As many of my colleagues are describing today, NRDC and a host of partner groups in the environmental, conservation, and public health community have created a document, called "Transition to Green," which lays out a detailed set of policies that we hope President-Elect Obama will implement. Along with a bunch of other water wonks, I worked on the sections of the document that focus on the Environmental Protection Agency's and Army Corps of Engineers' water portfolios.
Pulling together clean water policy recommendations for a new administration was a daunting experience. Our ideas were too numerous, both because President Bush has presided over the most anti-environmental administration since the adoption of our landmark environmental laws in the 1970s, and because the Nation needs to implement many new initiatives to fulfill the original purpose of the Clean Water Act and to ensure safe and sufficient water for a variety of purposes. There's much to fix, and much to create.

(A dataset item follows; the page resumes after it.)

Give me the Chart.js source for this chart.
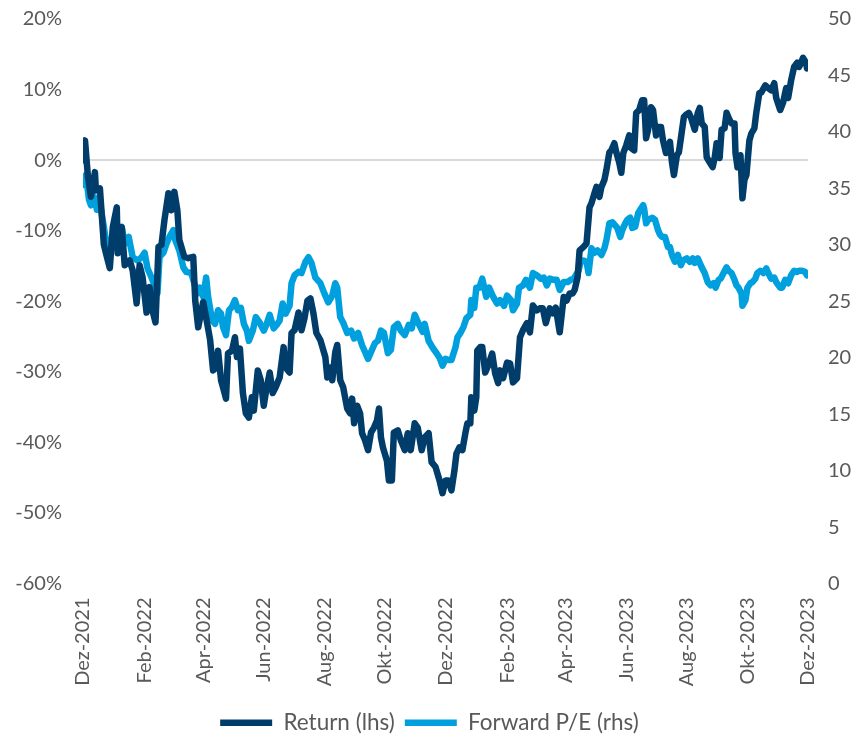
<!DOCTYPE html>
<html>
<head>
<meta charset="utf-8">
<script src="https://cdn.jsdelivr.net/npm/chart.js@4/dist/chart.umd.min.js"></script>
<style>
  html, body { margin: 0; padding: 0; background: #fff; }
  #wrap { width: 859px; height: 744px; }
</style>
</head>
<body>
<div id="wrap"><canvas id="chart" width="859" height="744"></canvas></div>
<script>
// days since 1 Dec 2021 for the month ticks, and their labels
const tickDays = [0, 62, 121, 182, 243, 304, 365, 427, 486, 547, 608, 669, 730];
const tickLabels = ['Dez-2021', 'Feb-2022', 'Apr-2022', 'Jun-2022', 'Aug-2022', 'Okt-2022', 'Dez-2022',
  'Feb-2023', 'Apr-2023', 'Jun-2023', 'Aug-2023', 'Okt-2023', 'Dez-2023'];

// Return (lhs), in %
const returnDays = [
  0, 2, 5, 8, 12, 13, 17, 19, 21, 24,
  27, 30, 34, 35, 39, 42, 47, 50, 54, 57,
  60, 64, 67, 70, 73, 76, 79, 82, 86, 89,
  92, 95, 97, 102, 106, 111, 113, 116, 121, 125,
  128, 131, 134, 136, 139, 141, 144, 146, 150, 153,
  155, 158, 161, 164, 167, 170, 172, 176, 179, 182,
  184, 188, 191, 194, 198, 202, 204, 208, 210, 213,
  217, 220, 223, 226, 229, 232, 235, 239, 244, 246,
  249, 251, 254, 256, 259, 262, 266, 269, 271, 273,
  276, 279, 281, 284, 287, 290, 293, 296, 298, 300,
  302, 306, 308, 311, 313, 317, 320, 324, 327, 330,
  334, 337, 341, 344, 348, 351, 355, 359, 362, 365,
  368, 371, 374, 376, 379, 382, 385, 387, 390, 391,
  394, 396, 397, 400, 402, 405, 408, 412, 415, 418,
  420, 423, 427, 430, 433, 437, 440, 443, 447, 450,
  453, 457, 460, 463, 466, 470, 473, 476, 480, 484,
  487, 490, 493, 495, 498, 500, 504, 507, 510, 512,
  515, 517, 520, 522, 525, 527, 530, 532, 535, 537,
  540, 542, 544, 547, 550, 552, 555, 557, 560, 563,
  565, 567, 569, 572, 574, 577, 579, 582, 584, 587,
  591, 593, 595, 598, 600, 602, 605, 607, 610, 612,
  616, 619, 621, 623, 626, 628, 631, 634, 636, 638,
  641, 643, 646, 648, 651, 653, 656, 657, 659, 662,
  664, 666, 668, 671, 673, 676, 678, 681, 683, 687,
  690, 693, 696, 698, 702, 705, 708, 710, 713, 716,
  719, 721, 723, 725, 728, 729
];
const returnValues = [
  0.0, 2.8, -2.4, -5.2, -1.7, -4.3, -4.0, -8.0, -12.0, -13.7,
  -15.3, -9.5, -6.7, -13.2, -9.5, -14.9, -14.2, -15.6, -20.3, -14.9,
  -16.6, -21.6, -18.0, -21.3, -23.0, -12.3, -12.0, -8.5, -4.7, -7.1,
  -4.5, -7.1, -11.3, -13.7, -13.9, -13.7, -19.9, -23.7, -20.1, -23.1,
  -25.5, -29.8, -29.4, -27.0, -31.2, -32.2, -33.8, -27.4, -27.0, -25.1,
  -27.9, -26.7, -33.0, -35.9, -36.5, -33.6, -35.5, -29.8, -31.2, -34.8,
  -33.0, -30.1, -33.0, -32.2, -30.8, -26.5, -29.4, -30.1, -24.5, -24.1,
  -21.6, -24.1, -22.4, -19.9, -19.6, -21.7, -24.5, -25.5, -27.9, -30.8,
  -29.4, -31.2, -27.2, -26.2, -31.2, -32.2, -35.2, -35.9, -33.8, -37.3,
  -34.8, -35.9, -38.7, -39.7, -41.1, -38.6, -37.9, -36.9, -35.2, -39.3,
  -40.7, -42.6, -45.4, -45.4, -38.6, -38.3, -39.7, -41.1, -38.7, -41.1,
  -37.3, -37.9, -41.1, -39.3, -38.7, -42.8, -43.5, -45.4, -47.2, -45.4,
  -45.4, -46.8, -44.0, -41.6, -40.7, -41.1, -38.7, -37.3, -37.3, -33.6,
  -35.5, -33.6, -27.0, -26.5, -26.5, -30.1, -29.1, -27.4, -30.2, -31.6,
  -29.8, -30.9, -28.7, -28.8, -31.5, -30.9, -25.1, -24.1, -23.1, -24.4,
  -20.6, -21.3, -21.0, -21.0, -23.1, -21.0, -21.7, -20.9, -24.4, -19.4,
  -19.9, -18.9, -18.9, -18.4, -16.6, -12.8, -12.3, -11.8, -6.7, -6.1,
  -4.7, -3.8, -5.2, -3.8, -2.8, -1.4, 1.1, 1.4, 2.4, 1.1,
  -0.4, -1.8, 1.0, 2.1, 3.5, 1.7, 1.4, 6.7, 7.1, 8.5,
  8.5, 3.1, 4.3, 7.5, 7.1, 3.5, 4.7, 4.7, 2.8, 1.0,
  2.6, -0.3, -2.1, 0.7, 1.1, 3.1, 6.1, 6.4, 6.7, 6.1,
  4.3, 6.7, 7.4, 5.2, 4.7, 0.4, -0.3, -1.0, 0.3, 2.4,
  0.3, 4.3, 4.5, 6.7, 5.7, 5.2, 5.2, 1.0, -1.0, 0.7,
  -5.4, -2.8, -2.1, 2.8, 3.8, 4.5, 6.8, 9.5, 9.6, 10.6,
  10.2, 9.9, 10.9, 8.8, 7.1, 8.2, 10.2, 8.8, 11.3, 13.2,
  13.8, 13.2, 13.8, 14.5, 13.8, 13.0
];

// Forward P/E (rhs)
const peDays = [
  0, 3, 6, 8, 12, 14, 18, 21, 23, 27,
  30, 34, 36, 39, 42, 46, 50, 55, 59, 62,
  65, 69, 72, 75, 77, 81, 84, 87, 91, 93,
  97, 101, 104, 109, 112, 116, 118, 121, 124, 126,
  130, 133, 136, 139, 141, 144, 147, 150, 153, 156,
  159, 162, 165, 167, 171, 174, 178, 182, 185, 188,
  192, 195, 198, 201, 204, 208, 210, 213, 217, 220,
  224, 227, 230, 234, 239, 243, 247, 251, 254, 256,
  259, 262, 266, 270, 273, 277, 281, 284, 287, 291,
  294, 297, 300, 303, 307, 310, 313, 317, 320, 324,
  328, 331, 334, 338, 342, 344, 348, 352, 356, 359,
  362, 365, 368, 371, 375, 377, 380, 383, 386, 390,
  391, 394, 396, 399, 402, 406, 409, 413, 417, 420,
  424, 427, 431, 433, 437, 439, 443, 446, 450, 453,
  457, 461, 464, 467, 470, 474, 477, 480, 484, 488,
  491, 494, 499, 501, 504, 507, 509, 512, 515, 518,
  522, 525, 527, 530, 533, 536, 538, 541, 543, 546,
  548, 551, 553, 556, 559, 561, 564, 565, 567, 569,
  573, 576, 579, 581, 583, 586, 589, 591, 593, 596,
  599, 602, 604, 608, 611, 614, 616, 619, 623, 626,
  629, 632, 635, 637, 640, 642, 645, 648, 650, 653,
  656, 658, 660, 663, 664, 667, 669, 672, 674, 677,
  679, 682, 685, 688, 690, 693, 696, 698, 702, 704,
  707, 710, 713, 716, 719, 721, 724, 727, 729
];
const peValues = [
  35.3, 36.2, 34.0, 33.5, 34.2, 33.1, 33.2, 31.6, 30.4, 29.8,
  31.0, 32.0, 30.4, 31.6, 30.1, 30.7, 28.9, 28.6, 28.9, 29.3,
  27.9, 27.1, 26.4, 25.7, 28.9, 29.3, 30.1, 30.7, 31.3, 30.4,
  29.5, 28.0, 27.6, 27.5, 26.6, 25.7, 26.2, 25.4, 27.1, 25.4,
  23.3, 23.0, 24.2, 23.9, 22.7, 22.0, 24.2, 24.5, 25.1, 24.2,
  24.4, 23.0, 22.4, 21.5, 22.4, 23.6, 23.1, 22.4, 23.0, 23.8,
  22.6, 22.9, 23.3, 24.8, 23.9, 24.6, 26.6, 27.3, 27.6, 27.5,
  28.5, 28.9, 28.4, 27.1, 26.6, 25.7, 24.9, 25.5, 26.6, 26.2,
  23.6, 23.1, 22.2, 22.4, 21.7, 22.2, 21.1, 20.5, 19.9, 20.7,
  21.3, 21.5, 22.4, 22.2, 20.4, 20.7, 22.7, 23.0, 22.4, 22.0,
  22.9, 22.6, 23.8, 23.0, 22.3, 23.0, 21.5, 20.9, 20.4, 20.0,
  19.3, 19.9, 19.8, 19.8, 20.9, 21.8, 22.2, 22.7, 23.5, 23.8,
  25.1, 24.4, 26.2, 26.2, 27.0, 25.4, 26.2, 25.4, 24.8, 25.1,
  24.6, 25.5, 25.1, 24.2, 24.8, 26.2, 26.4, 26.9, 26.2, 27.5,
  27.3, 27.0, 27.1, 26.4, 27.0, 26.9, 26.9, 26.0, 26.7, 26.7,
  26.9, 27.0, 27.7, 28.5, 28.6, 28.5, 27.5, 29.7, 29.3, 29.5,
  29.1, 29.7, 30.4, 31.9, 32.0, 31.7, 31.5, 30.7, 31.3, 31.9,
  32.2, 32.4, 31.5, 31.6, 32.8, 33.1, 33.5, 33.2, 31.9, 32.2,
  32.4, 32.2, 31.3, 30.9, 30.7, 30.7, 29.8, 29.8, 29.1, 28.5,
  29.1, 28.2, 28.6, 28.8, 28.5, 28.8, 28.4, 28.8, 28.0, 27.5,
  26.7, 26.4, 26.6, 26.2, 26.9, 27.0, 27.5, 28.0, 27.7, 27.5,
  26.9, 26.4, 26.2, 25.7, 24.6, 25.1, 26.2, 26.6, 26.7, 27.0,
  27.5, 27.7, 27.5, 27.9, 27.5, 27.0, 27.1, 26.7, 26.2, 26.2,
  26.9, 26.6, 27.3, 27.7, 27.6, 27.7, 27.7, 27.6, 27.3
];

const darkBlue = '#003d6b';
const lightBlue = '#00a0de';
const textGrey = '#595959';

function toPoints(days, values) {
  return days.map((d, i) => ({ x: d, y: values[i] }));
}

// fixed axis widths, no extra top/bottom padding from tick labels
function fixWidth(w) {
  return scale => {
    scale.width = w;
    scale.paddingTop = 0;
    scale.paddingBottom = 0;
  };
}

const ctx = document.getElementById('chart').getContext('2d');
new Chart(ctx, {
  type: 'line',
  data: {
    datasets: [
      {
        label: 'Return (lhs)',
        data: toPoints(returnDays, returnValues),
        yAxisID: 'y',
        borderColor: darkBlue,
        backgroundColor: darkBlue,
        borderWidth: 6.5,
        borderCapStyle: 'round',
        borderJoinStyle: 'round',
        pointRadius: 0,
        tension: 0
      },
      {
        label: 'Forward P/E (rhs)',
        data: toPoints(peDays, peValues),
        yAxisID: 'y1',
        borderColor: lightBlue,
        backgroundColor: lightBlue,
        borderWidth: 6.5,
        borderCapStyle: 'round',
        borderJoinStyle: 'round',
        pointRadius: 0,
        tension: 0
      }
    ]
  },
  options: {
    responsive: false,
    animation: false,
    layout: { padding: { top: 19, bottom: 0, left: 0, right: 0 } },
    plugins: {
      tooltip: { enabled: false },
      legend: {
        position: 'bottom',
        labels: {
          usePointStyle: true,
          pointStyle: 'line',
          pointStyleWidth: 52,
          color: textGrey,
          font: { family: 'Lato', size: 22.5 },
          padding: 10
        }
      }
    },
    scales: {
      x: {
        type: 'linear',
        min: 0,
        max: 730,
        grid: { display: false, drawTicks: false },
        border: { display: false },
        afterBuildTicks: scale => {
          scale.ticks = tickDays.map(v => ({ value: v }));
        },
        afterFit: scale => { scale.height = 118; },
        ticks: {
          autoSkip: false,
          minRotation: 90,
          maxRotation: 90,
          padding: 14,
          color: textGrey,
          font: { family: 'Lato', size: 20 },
          callback: (v, i) => tickLabels[i]
        }
      },
      y: {
        position: 'left',
        min: -60,
        max: 20,
        afterFit: fixWidth(83),
        grid: {
          drawTicks: false,
          lineWidth: 2,
          color: c => (c.tick && c.tick.value === 0 ? '#d9d9d9' : 'rgba(0,0,0,0)')
        },
        border: { display: false },
        ticks: {
          stepSize: 10,
          padding: 21,
          color: textGrey,
          font: { family: 'Lato', size: 20 },
          callback: v => v + '%'
        }
      },
      y1: {
        position: 'right',
        min: 0,
        max: 50,
        afterFit: fixWidth(51),
        grid: { display: false, drawTicks: false },
        border: { display: false },
        ticks: {
          stepSize: 5,
          padding: 20,
          color: textGrey,
          font: { family: 'Lato', size: 20 }
        }
      }
    }
  }
});
</script>
</body>
</html>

This is no "wish list" -- it is not nearly everything that could be done to repair the damage of the last eight years or everything that should be done to prepare for the years to come. Rather, it represents a determined effort to identify a cohesive set of policies that the new administration should prioritize to demonstrate a real commitment to clean water.

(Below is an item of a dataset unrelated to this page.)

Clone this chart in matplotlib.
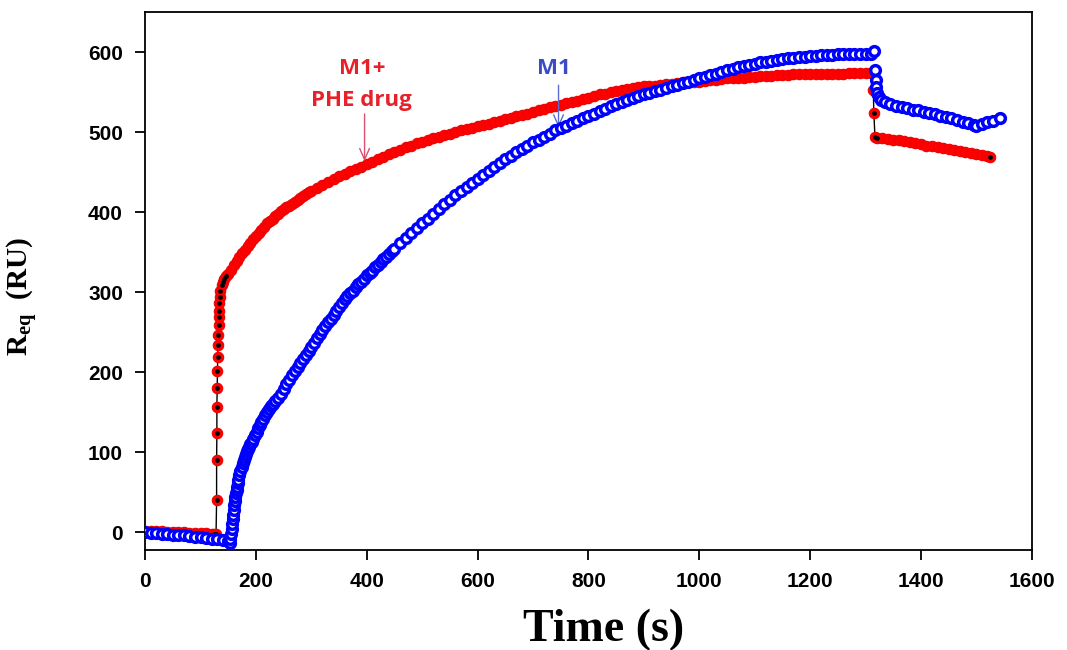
import numpy as np
import matplotlib
matplotlib.use("Agg")
import matplotlib.pyplot as plt

# ---- M1 + PHE drug (red) ----
red_base_t = [0, 10, 20, 30, 40, 50, 60, 70, 80, 90, 100, 110, 120, 125, 128]
red_base_y = [1, 1, 1, 1, 0, 0, 0, 0, -1, -1, -1, -1, -2, -2, -2]

red_jump_t = [129, 129, 129.5, 129.5, 130, 130.5, 131, 131.5, 132, 132.5,
              133, 133.5, 134, 135, 136, 138, 140, 143, 146]
red_jump_y = [40, 90, 124, 157, 180, 202, 219, 234, 246, 259,
              269, 277, 286, 294, 302, 309, 313, 317, 320]

red_fast_t = list(range(150, 305, 5))
red_fast_y = [323, 328, 334, 339, 344, 349, 353, 358, 362, 366, 370, 374, 378,
              382, 386, 389, 392, 395, 398, 401, 404, 406, 408, 410, 413, 415,
              418, 420, 423, 425, 427]

red_slow_t = list(range(310, 1320, 10))
red_slow_y = [430, 434, 438, 441, 445, 448, 451, 454, 457, 460,
              463, 466, 469, 472, 475, 478, 481, 483, 486, 488,
              490, 492, 494, 496, 498, 500, 502, 504, 505, 507,
              509, 510, 512, 514, 516, 518, 520, 521, 523, 525,
              527, 529, 531, 533, 534, 536, 538, 539, 541, 543,
              545, 547, 548, 550, 551, 552, 554, 555, 556, 557,
              558, 558, 559, 560, 560, 561, 562, 562, 563, 563,
              564, 565, 565, 566, 567, 567, 568, 568, 569, 569,
              570, 570, 570, 571, 571, 571, 572, 572, 572, 572,
              573, 573, 573, 573, 573, 573, 574, 574, 574, 574,
              574]

red_drop_t = [1314, 1315, 1317]
red_drop_y = [552, 524, 494]

red_diss_t = [1320, 1330, 1340, 1350, 1360, 1370, 1380, 1390, 1400, 1410,
              1420, 1430, 1440, 1450, 1460, 1470, 1480, 1490, 1500, 1510,
              1520, 1525]
red_diss_y = [493, 492, 491, 490, 490, 489, 487, 486, 485, 483,
              482, 481, 480, 479, 478, 476, 475, 474, 472, 471,
              470, 469]

# ---- M1 (blue) ----
blue_base_t = [0, 10, 20, 30, 40, 50, 60, 70, 80, 90, 100, 110, 120, 130,
               140, 150, 153]
blue_base_y = [0, -1, -1, -2, -2, -3, -4, -4, -5, -6, -6, -7, -8, -9,
               -10, -11, -13]

blue_rise_t = [154, 155, 156, 157, 158, 159, 160, 161, 162, 163, 164, 165,
               166, 167, 168, 170, 172, 174, 176, 178, 180, 182, 184, 186,
               188, 190, 192, 195, 198, 201, 204, 207, 210, 213, 216, 220,
               224, 228]
blue_rise_y = [-8, -2, 4, 10, 16, 22, 28, 34, 39, 44, 49, 53,
               57, 61, 65, 71, 77, 82, 86, 90, 94, 98, 101, 104,
               107, 110, 113, 117, 121, 125, 130, 134, 138, 142, 146, 150,
               154, 158]

blue_mid_t = list(range(230, 455, 5))
blue_mid_y = [160, 164, 168, 173, 179, 185, 190, 196, 201, 206, 211, 216,
              221, 226, 232, 237, 243, 248, 253, 258, 263, 267, 272, 277,
              282, 286, 291, 295, 299, 302, 306, 310, 313, 317, 321, 324,
              327, 331, 334, 338, 341, 344, 348, 351, 354]

blue_slow_t = list(range(460, 1320, 10))
blue_slow_y = [361, 368, 374, 380, 386, 392, 398, 404, 410, 415,
               421, 426, 432, 437, 442, 447, 452, 457, 462, 466,
               470, 475, 479, 483, 487, 490, 494, 498, 502, 505,
               508, 511, 514, 517, 520, 523, 526, 529, 532, 535,
               537, 540, 542, 545, 547, 549, 551, 553, 555, 557,
               559, 561, 563, 565, 567, 569, 571, 573, 575, 577,
               579, 581, 582, 584, 585, 587, 588, 589, 590, 591,
               592, 593, 594, 594, 595, 595, 596, 596, 596, 597,
               597, 597, 597, 598, 598, 598]

blue_drop_t = [1316, 1317, 1318, 1319, 1321, 1324, 1328, 1335, 1345, 1355, 1365]
blue_drop_y = [601, 578, 565, 556, 549, 544, 540, 537, 535, 533, 531]

blue_diss_t = [1375, 1385, 1395, 1405, 1415, 1425, 1435, 1445, 1455, 1465,
               1475, 1485, 1495, 1500, 1510, 1520, 1530, 1543]
blue_diss_y = [530, 528, 527, 525, 524, 522, 520, 519, 517, 515,
               513, 511, 509, 508, 510, 512, 514, 517]

red_t = np.array(red_base_t + red_jump_t + red_fast_t + red_slow_t + red_drop_t + red_diss_t)
red_y = np.array(red_base_y + red_jump_y + red_fast_y + red_slow_y + red_drop_y + red_diss_y)
blue_t = np.array(blue_base_t + blue_rise_t + blue_mid_t + blue_slow_t + blue_drop_t + blue_diss_t)
blue_y = np.array(blue_base_y + blue_rise_y + blue_mid_y + blue_slow_y + blue_drop_y + blue_diss_y)

# punti con il puntino nero visibile (salti + ultimo punto)
dot_t = red_base_t[-2:] + red_jump_t + red_drop_t + red_diss_t[:1] + red_diss_t[-1:]
dot_y = red_base_y[-2:] + red_jump_y + red_drop_y + red_diss_y[:1] + red_diss_y[-1:]

plt.rcParams['mathtext.fontset'] = 'custom'
plt.rcParams['mathtext.rm'] = 'Liberation Serif:bold'
plt.rcParams['mathtext.it'] = 'Liberation Serif:bold'

fig = plt.figure(figsize=(10.67, 6.5), dpi=100)
ax = fig.add_axes([0.136, 0.154, 0.831, 0.8275])

# serie rossa: linea nera sotto, cerchi rossi pieni
ax.plot(red_t, red_y, color='black', lw=1.0, zorder=2)
ax.plot(red_t, red_y, 'o', ms=7.5, mfc='#ff0000', mec='#f00000', mew=0.8,
        ls='none', zorder=3)
ax.plot(dot_t, dot_y, 'o', ms=2.4, color='black', ls='none', zorder=4)

# serie blu: cerchi vuoti
ax.plot(blue_t, blue_y, 'o', ms=7, mfc='white', mec='#0000ff', mew=2.5,
        ls='none', zorder=5)

# annotazioni
txt_font = dict(family=['Open Sans', 'DejaVu Sans'], fontweight='bold', fontsize=16)
ax.text(391, 580, 'M1+', color='#e8202a', ha='center', va='center', **txt_font)
ax.text(391, 539, 'PHE drug', color='#e8202a', ha='center', va='center', **txt_font)
ax.annotate('', xy=(396, 460), xytext=(396, 526),
            arrowprops=dict(arrowstyle='->,head_length=0.8,head_width=0.35',
                            color='#d8506a', lw=1.0))
ax.text(737, 580, 'M1', color='#3a4bc8', ha='center', va='center', **txt_font)
ax.annotate('', xy=(746, 502), xytext=(746, 562),
            arrowprops=dict(arrowstyle='->,head_length=0.8,head_width=0.35',
                            color='#5b6bd0', lw=1.0))

ax.set_xlim(0, 1600)
ax.set_ylim(-22, 650)
ax.set_xticks(range(0, 1601, 200))
ax.set_yticks(range(0, 601, 100))

for s in ax.spines.values():
    s.set_linewidth(1.3)
    s.set_color('black')
ax.tick_params(direction='out', length=7, width=1.3, pad=9,
               top=False, right=False)
for lab in ax.get_xticklabels() + ax.get_yticklabels():
    lab.set_fontfamily('Liberation Sans')
    lab.set_fontweight('bold')
    lab.set_fontsize(15)

ax.set_xlabel('Time (s)', fontfamily='Liberation Serif', fontweight='bold',
              fontsize=33)
ax.xaxis.set_label_coords(0.517, -0.11)
ax.set_ylabel(r'R$_{\rm eq}$  (RU)', fontfamily='Liberation Serif',
              fontweight='bold', fontsize=21)
ax.yaxis.set_label_coords(-0.118, 0.472)

fig.savefig('out.png', dpi=100)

In particular, many of our recommendations reflected a single basic premise: natural aquatic systems should be preserved and enhanced because they are remarkably effective at preventing and mitigating water pollution and flooding, and because they provide important services like wildlife habitat and groundwater recharge. Natural solutions also have an obvious cost advantage - if the ecosystem will clean and store our water for free, we can reduce our need to rely on engineered distribution and treatment systems. So, our document encourages an integrated set of policies:
The administration must first guard against the further loss of headwater streams, wetlands and other waters that comprise and are an integral part of our aquatic systems. It is also necessary to enhance the use of green infrastructure - such as infiltrating stormwater through vegetation and soil to reduce both the pollution carried by runoff and sewer overflows in many urban areas. Additionally, the administration must work to restore natural aquatic ecosystems, like our coastal and other wetland systems, that protect people, wildlife and our economic interests.
In keeping with these principles, we urge both EPA and the Corps to work to restore Clean Water Act protections to a variety of water bodies by pushing for legislation to clarify the law in the wake of a pair of messy Supreme Court decisions and unhelpful Bush administration "guidance," a critical problem I have addressed in prior posts. We also recommend that the agencies undo their destructive 2002 rule change that authorized the disposal of certain kinds of waste - such as the waste generated by the surreal practice of mountaintop removal coal mining - in water bodies. And we identify a number of opportunities that EPA has to integrate green infrastructure into its Clean Water Act programs and plead that the new administration will insist that the Corps makes avoiding - not authorizing -- harm to water bodies its primary clean water mission.
While there are many additional important recommendations, each of which I encourage you to read and hope the President-Elect's transition team will take to heart, we're going to be a lot better off if the new administration recognizes the values Mother Nature provides free of charge, and makes maximizing natural systems the central promise of its clean water policy.